The answer is that it is absolutely imperative that we teach what is going on under the bonnet. The debits and credits light bulb moment is as needed today as ever. That’s one of the reasons why I love the fact that with all of the machine learning magic inside Xero, a Dr/Cr journal is always posted by Xero. I can always see what’s gone on under the bonnet.
Bookkeeping / accounting flows are different in this new world. Where compliance tasks diminish, there is equal need to teach the next generation of students how powerful these systems are, how much information can be used to question and to advise. How bookkeeping / accounting can be the heart of wider business process management and how insightful these solutions allow us to be.
We can therefore create financial skills content with high relevance to the world in which students live today. And anyone with any business / entrepreneurial inclinations needs to know the difference between profitability and cash flow.
And I want access to this learning to be always on. Anytime, anyplace, anywhere. Martini. (You are showing your age).
OK, so what next?
Well, we are so far working with a range of Content Creator / Providers: Avado, Kaplan, First Intuition, Mindful Education and Blackbullion.

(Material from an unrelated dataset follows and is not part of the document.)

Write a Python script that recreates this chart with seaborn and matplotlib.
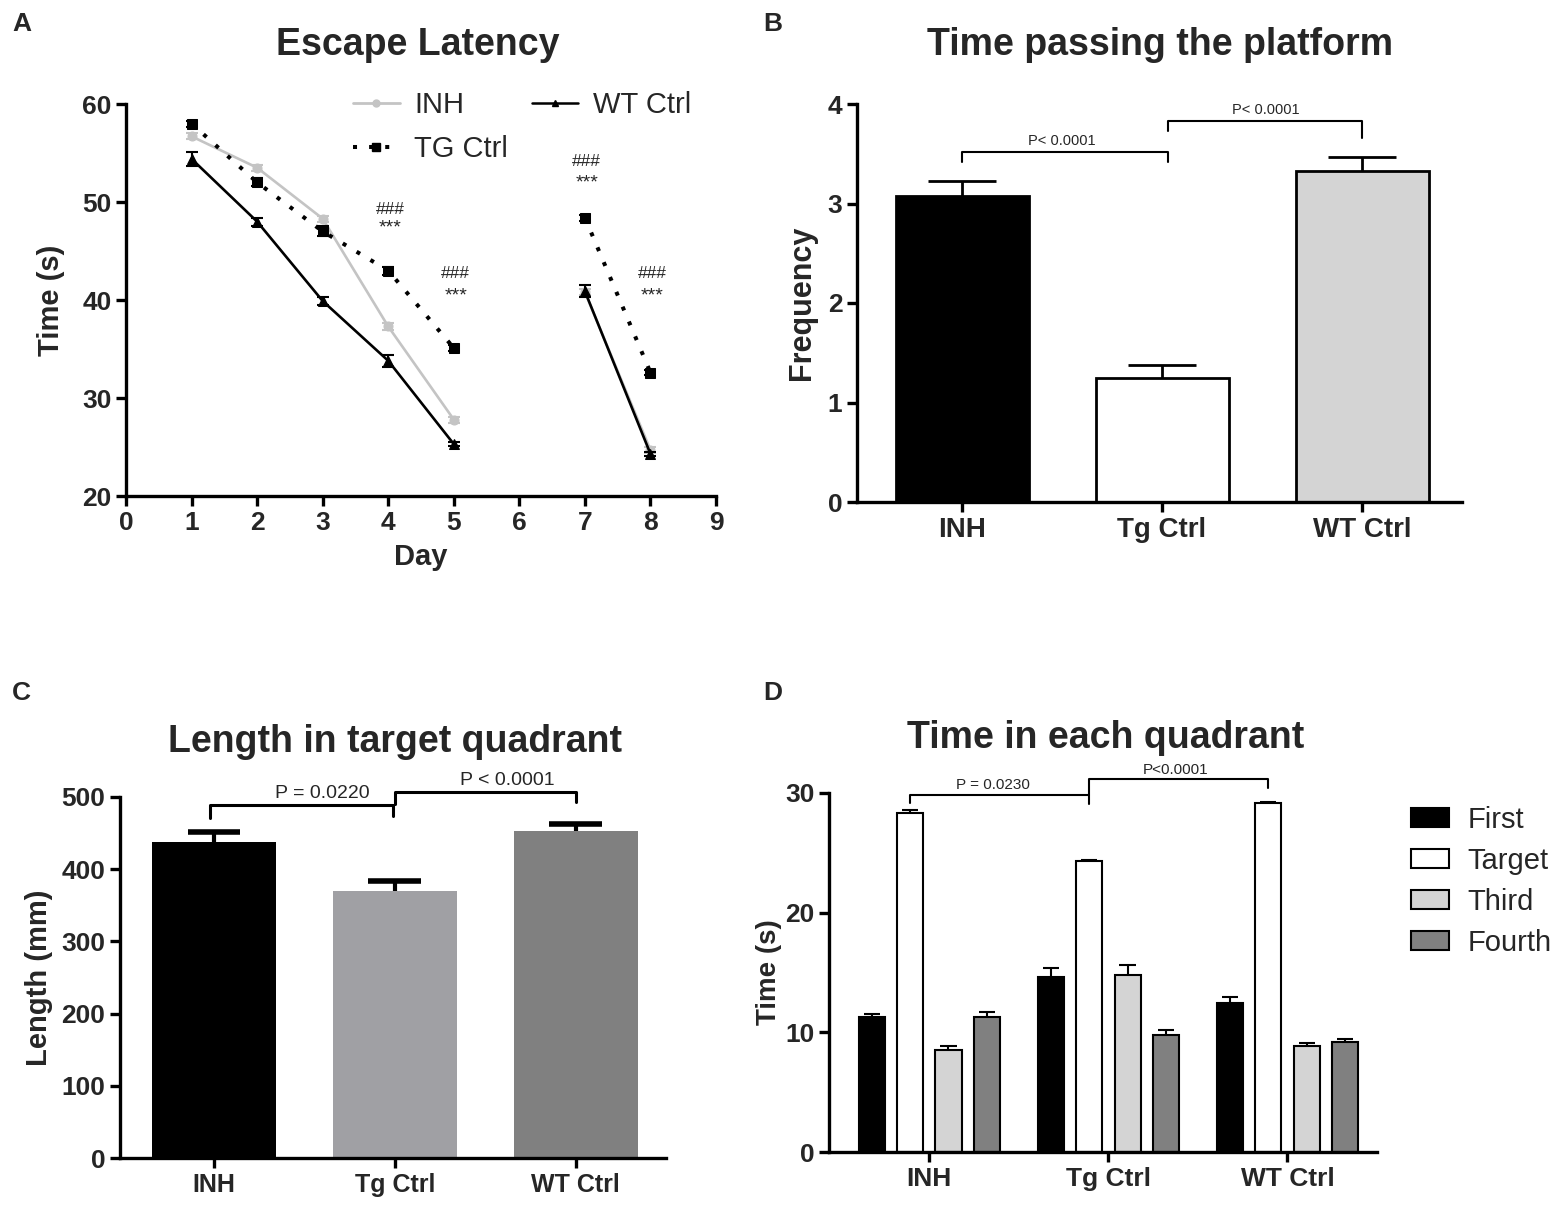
import numpy as np
import pandas as pd
import matplotlib
matplotlib.use("Agg")
import matplotlib.pyplot as plt
import seaborn as sns
from matplotlib.lines import Line2D
from matplotlib.patches import Patch

sns.set_theme(style="ticks")
plt.rcParams['font.family'] = ['Liberation Sans', 'DejaVu Sans']

# ---------------- data ----------------
# Panel A: escape latency
days_p1 = [1, 2, 3, 4, 5]
days_p2 = [7, 8]
inh_p1 = [56.7, 53.5, 48.3, 37.3, 27.8]
inh_p2 = [40.8, 24.7]
tg_p1 = [58.0, 52.0, 47.0, 43.0, 35.1]
tg_p2 = [48.4, 32.6]
wt_p1 = [54.4, 48.0, 39.9, 33.8, 25.3]
wt_p2 = [40.9, 24.3]
inh_err_p1 = [0.3, 0.3, 0.3, 0.4, 0.3]
inh_err_p2 = [0.3, 0.3]
tg_err_p1 = [0.3, 0.4, 0.5, 0.4, 0.3]
tg_err_p2 = [0.3, 0.3]
wt_err_p1 = [0.7, 0.4, 0.4, 0.6, 0.2]
wt_err_p2 = [0.6, 0.2]
a_xticks = [0, 1, 2, 3, 4, 5, 6, 7, 8, 9]
a_yticks = [20, 30, 40, 50, 60]
a_sig_days = [4, 5, 7, 8]
a_hash_y = [49.2, 42.7, 54.1, 42.7]
a_star_y = [47.4, 40.4, 51.9, 40.4]

# Panel B: time passing the platform
groups_b = ["INH", "Tg Ctrl", "WT Ctrl"]
freq_b = [3.08, 1.25, 3.33]
freq_b_err = [0.15, 0.13, 0.14]
b_yticks = [0, 1, 2, 3, 4]

# Panel C: length in target quadrant
groups_c = ["INH", "Tg Ctrl", "WT Ctrl"]
length_c = [438, 370, 453]
length_c_err = [13, 13, 9]
c_yticks = [0, 100, 200, 300, 400, 500]

# Panel D: time in each quadrant
groups_d = ["INH", "Tg Ctrl", "WT Ctrl"]
quadrants = ["First", "Target", "Third", "Fourth"]
first_d = [11.26, 14.64, 12.45]
target_d = [28.3, 24.3, 29.2]
third_d = [8.56, 14.8, 8.86]
fourth_d = [11.32, 9.74, 9.19]
first_err = [0.3, 0.73, 0.52]
target_err = [0.27, 0.1, 0.05]
third_err = [0.3, 0.8, 0.29]
fourth_err = [0.38, 0.49, 0.28]
d_yticks = [0, 10, 20, 30]

# ---------------- figure ----------------
fig = plt.figure(figsize=(15.62, 12.08), dpi=100)
W, H = 1562, 1208

def axes_px(l, t, r, b):
    return fig.add_axes([l / W, 1 - b / H, (r - l) / W, (b - t) / H])

def title_px(x, y, s):
    fig.text(x / W, 1 - y / H, s, fontsize=27, fontweight="bold", ha="center", va="center")

def style_axes(ax, lw=2.4):
    for s in ["top", "right"]:
        ax.spines[s].set_visible(False)
    for s in ["left", "bottom"]:
        ax.spines[s].set_linewidth(lw)
        ax.spines[s].set_color("black")
    ax.tick_params(axis="both", direction="out", length=7, width=lw, color="black")
    ax.set_facecolor("white")

def upper_err(ax, xs, tops, errs, half_cap, lw, cap_lw):
    xs = np.asarray(xs, float)
    tops = np.asarray(tops, float)
    ends = tops + np.asarray(errs, float)
    ax.vlines(xs, tops, ends, colors="black", linewidth=lw, zorder=0.5)
    ax.hlines(ends, xs - half_cap, xs + half_cap, colors="black", linewidth=cap_lw, zorder=0.5)

TICKF = dict(fontsize=19, fontweight="bold")

# ---- Panel A ----
axA = axes_px(126, 104, 716, 496)
series = [
    ("INH", [inh_p1, inh_p2], [inh_err_p1, inh_err_p2], "#c4c4c4", "o", "-"),
    ("WT Ctrl", [wt_p1, wt_p2], [wt_err_p1, wt_err_p2], "black", "^", "-"),
    ("TG Ctrl", [tg_p1, tg_p2], [tg_err_p1, tg_err_p2], "black", "s", (0, (1, 3.0))),
]
order_z = {"INH": 2, "WT Ctrl": 3, "TG Ctrl": 4}
for name, vals, errs, col, mk, ls in series:
    for dd, vv, ee in zip([days_p1, days_p2], vals, errs):
        dfa = pd.DataFrame({"Day": dd, "Time": vv})
        sns.lineplot(data=dfa, x="Day", y="Time", ax=axA, color=col, marker=mk,
                     markersize=7.5 if mk == "s" else 6.5, markeredgecolor=col,
                     linestyle=ls, linewidth=2.9 if mk == "s" else 1.9,
                     estimator=None, zorder=order_z[name])
        axA.errorbar(dd, vv, yerr=ee, fmt="none", ecolor=col, elinewidth=1.5,
                     capsize=4, capthick=1.5, zorder=order_z[name])
axA.set_xlim(0, 9)
axA.set_ylim(20, 60)
axA.set_xticks(a_xticks)
axA.set_yticks(a_yticks)
axA.set_xticklabels([str(v) for v in a_xticks], **TICKF)
axA.set_yticklabels([str(v) for v in a_yticks], **TICKF)
axA.set_xlabel("Day", fontsize=21, fontweight="bold", labelpad=6)
axA.set_ylabel("Time (s)", fontsize=21, fontweight="bold", labelpad=12)
style_axes(axA)
for d, hy, sy in zip(a_sig_days, a_hash_y, a_star_y):
    axA.text(d + 0.03, hy, "###", ha="center", va="center", fontsize=12.5)
    axA.text(d + 0.03, sy, "***", ha="center", va="center", fontsize=14)
hA = [
    Line2D([], [], color="#c4c4c4", marker="o", markersize=5, lw=2.0),
    Line2D([], [], color="black", marker="s", markersize=6, lw=2.9, linestyle=(0, (1, 3.0))),
    Line2D([], [], color="black", marker="^", markersize=5, lw=1.8),
]
axA.legend(hA, ["INH", "TG Ctrl", "WT Ctrl"], ncol=2, loc="upper left",
           bbox_to_anchor=(0.37, 1.055), frameon=False, fontsize=21,
           handlelength=1.6, handletextpad=0.5, columnspacing=0.8,
           labelspacing=0.55, borderaxespad=0, borderpad=0.3)
title_px(418, 45, "Escape Latency")

# ---- Panel B ----
axB = axes_px(857, 104, 1462, 502)
dfB = pd.DataFrame({"Group": groups_b, "Frequency": freq_b})
sns.barplot(data=dfB, x="Group", y="Frequency", hue="Group",
            palette=["black", "white", "#d4d4d4"], width=0.665,
            edgecolor="black", linewidth=2.0, errorbar=None, legend=False, ax=axB)
xb = np.arange(len(groups_b))
upper_err(axB, xb, freq_b, freq_b_err, 0.17, 2.0, 2.0)
axB.set_xlim(-0.525, 2.5)
axB.set_ylim(0, 4)
axB.set_yticks(b_yticks)
axB.set_yticklabels([str(v) for v in b_yticks], **TICKF)
axB.set_xticks(xb)
axB.set_xticklabels(groups_b, fontsize=20, fontweight="bold")
axB.set_xlabel("")
axB.set_ylabel("Frequency", fontsize=22, fontweight="bold", labelpad=8)
style_axes(axB)
axB.plot([0, 0, 1.03, 1.03], [3.42, 3.52, 3.52, 3.42], color="black", lw=1.5)
axB.text(0.5, 3.56, "P< 0.0001", ha="center", va="bottom", fontsize=10.5)
axB.plot([1.03, 1.03, 2.0, 2.0], [3.73, 3.83, 3.83, 3.66], color="black", lw=1.5)
axB.text(1.52, 3.87, "P< 0.0001", ha="center", va="bottom", fontsize=10.5)
title_px(1160, 45, "Time passing the platform")

# ---- Panel C ----
axC = axes_px(120, 797, 666, 1158)
dfC = pd.DataFrame({"Group": groups_c, "Length": length_c})
sns.barplot(data=dfC, x="Group", y="Length", hue="Group",
            palette=["black", "#a0a0a4", "#808080"], width=0.685,
            edgecolor="none", linewidth=0, errorbar=None, legend=False, ax=axC)
xc = np.arange(len(groups_c))
upper_err(axC, xc, length_c, length_c_err, 0.146, 3.0, 4.0)
axC.set_xlim(-0.52, 2.5)
axC.set_ylim(0, 500)
axC.set_yticks(c_yticks)
axC.set_yticklabels([str(v) for v in c_yticks], **TICKF)
axC.set_xticks(xc)
axC.set_xticklabels(groups_c, fontsize=18, fontweight="bold")
axC.set_xlabel("")
axC.set_ylabel("Length (mm)", fontsize=21, fontweight="bold", labelpad=6)
style_axes(axC)
axC.plot([-0.02, -0.02, 0.99, 0.99], [471, 489.5, 489.5, 473], color="black", lw=2.2, clip_on=False)
axC.text(0.6, 493, "P = 0.0220", ha="center", va="bottom", fontsize=14)
axC.plot([1.0, 1.0, 2.0, 2.0], [490, 507.5, 507.5, 493], color="black", lw=2.2, clip_on=False)
axC.text(1.62, 511, "P < 0.0001", ha="center", va="bottom", fontsize=14)
title_px(395, 742, "Length in target quadrant")

# ---- Panel D ----
axD = axes_px(829, 793, 1377, 1152)
dfD = pd.DataFrame({
    "Group": groups_d * 4,
    "Quadrant": sum([[q] * 3 for q in quadrants], []),
    "Time": first_d + target_d + third_d + fourth_d,
})
errs_d = [first_err, target_err, third_err, fourth_err]
colsD = ["black", "white", "#d4d4d4", "#808080"]
sns.barplot(data=dfD, x="Group", y="Time", hue="Quadrant", hue_order=quadrants,
            palette=colsD, width=0.857, gap=0.32, edgecolor="black", linewidth=1.5,
            errorbar=None, legend=False, ax=axD)
for cont, errs in zip(axD.containers, errs_d):
    xs = [b.get_x() + b.get_width() / 2 for b in cont]
    hs = [b.get_height() for b in cont]
    upper_err(axD, xs, hs, errs, 0.045, 1.5, 1.5)
axD.set_xlim(-0.56, 2.5)
axD.set_ylim(0, 30)
axD.set_yticks(d_yticks)
axD.set_yticklabels([str(v) for v in d_yticks], **TICKF)
axD.set_xticks(np.arange(3))
axD.set_xticklabels(groups_d, fontsize=19, fontweight="bold")
axD.set_xlabel("")
axD.set_ylabel("Time (s)", fontsize=20, fontweight="bold", labelpad=2)
style_axes(axD)
tgt = [b.get_x() + b.get_width() / 2 for b in axD.containers[1]]
axD.plot([tgt[0], tgt[0], tgt[1], tgt[1]], [29.15, 29.87, 29.87, 29.1], color="black", lw=1.5, clip_on=False)
axD.text((tgt[0] + tgt[1]) / 2 - 0.04, 30.1, "P = 0.0230", ha="center", va="bottom", fontsize=11)
axD.plot([tgt[1], tgt[1], tgt[2], tgt[2]], [29.87, 31.14, 31.14, 30.4], color="black", lw=1.5, clip_on=False)
axD.text((tgt[1] + tgt[2]) / 2 - 0.02, 31.35, "P<0.0001", ha="center", va="bottom", fontsize=11)
hD = [Patch(facecolor=c, edgecolor="black", linewidth=1.5) for c in colsD]
axD.legend(hD, quadrants, loc="upper left", bbox_to_anchor=(1.062, 0.965), frameon=False,
           fontsize=21, handlelength=1.3, handleheight=0.65, handletextpad=0.65,
           labelspacing=0.45, borderaxespad=0, borderpad=0)
title_px(1106, 738, "Time in each quadrant")

# panel letters
for letter, (px, py) in zip("ABCD", [(12, 24), (763, 24), (12, 693), (763, 693)]):
    fig.text(px / W, 1 - py / H, letter, fontsize=19, fontweight="bold", ha="left", va="center")

fig.savefig("out.png", dpi=100, facecolor="white")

These all specialise in the creation and delivery of bookkeeping, accounting and financial skills education. Including the likes of AAT, ACCA, ICAEW, ICB, IAB qualifications as well as provision of content and services to Colleges and Universities.
Xero Learn is a solution. A platform. Because we are a platform business. It provides the platform for the above providers and others to issue and control the Xero licence. To load it with relevant data (imagine the power of ‘a failing business” or a “rock-star business” in teaching). To integrate with the main learning management systems so that e.g. Tresham College knows student progress. And the Big One, a lesson development tool.
I realise that you may need to know far more detail that I can’t yet give you. But it’s hopefully whetted the appetite and I am sure you will agree that these are indeed exciting times...
I am really looking forward to participating in a highly relevant digital skills agenda for UK students.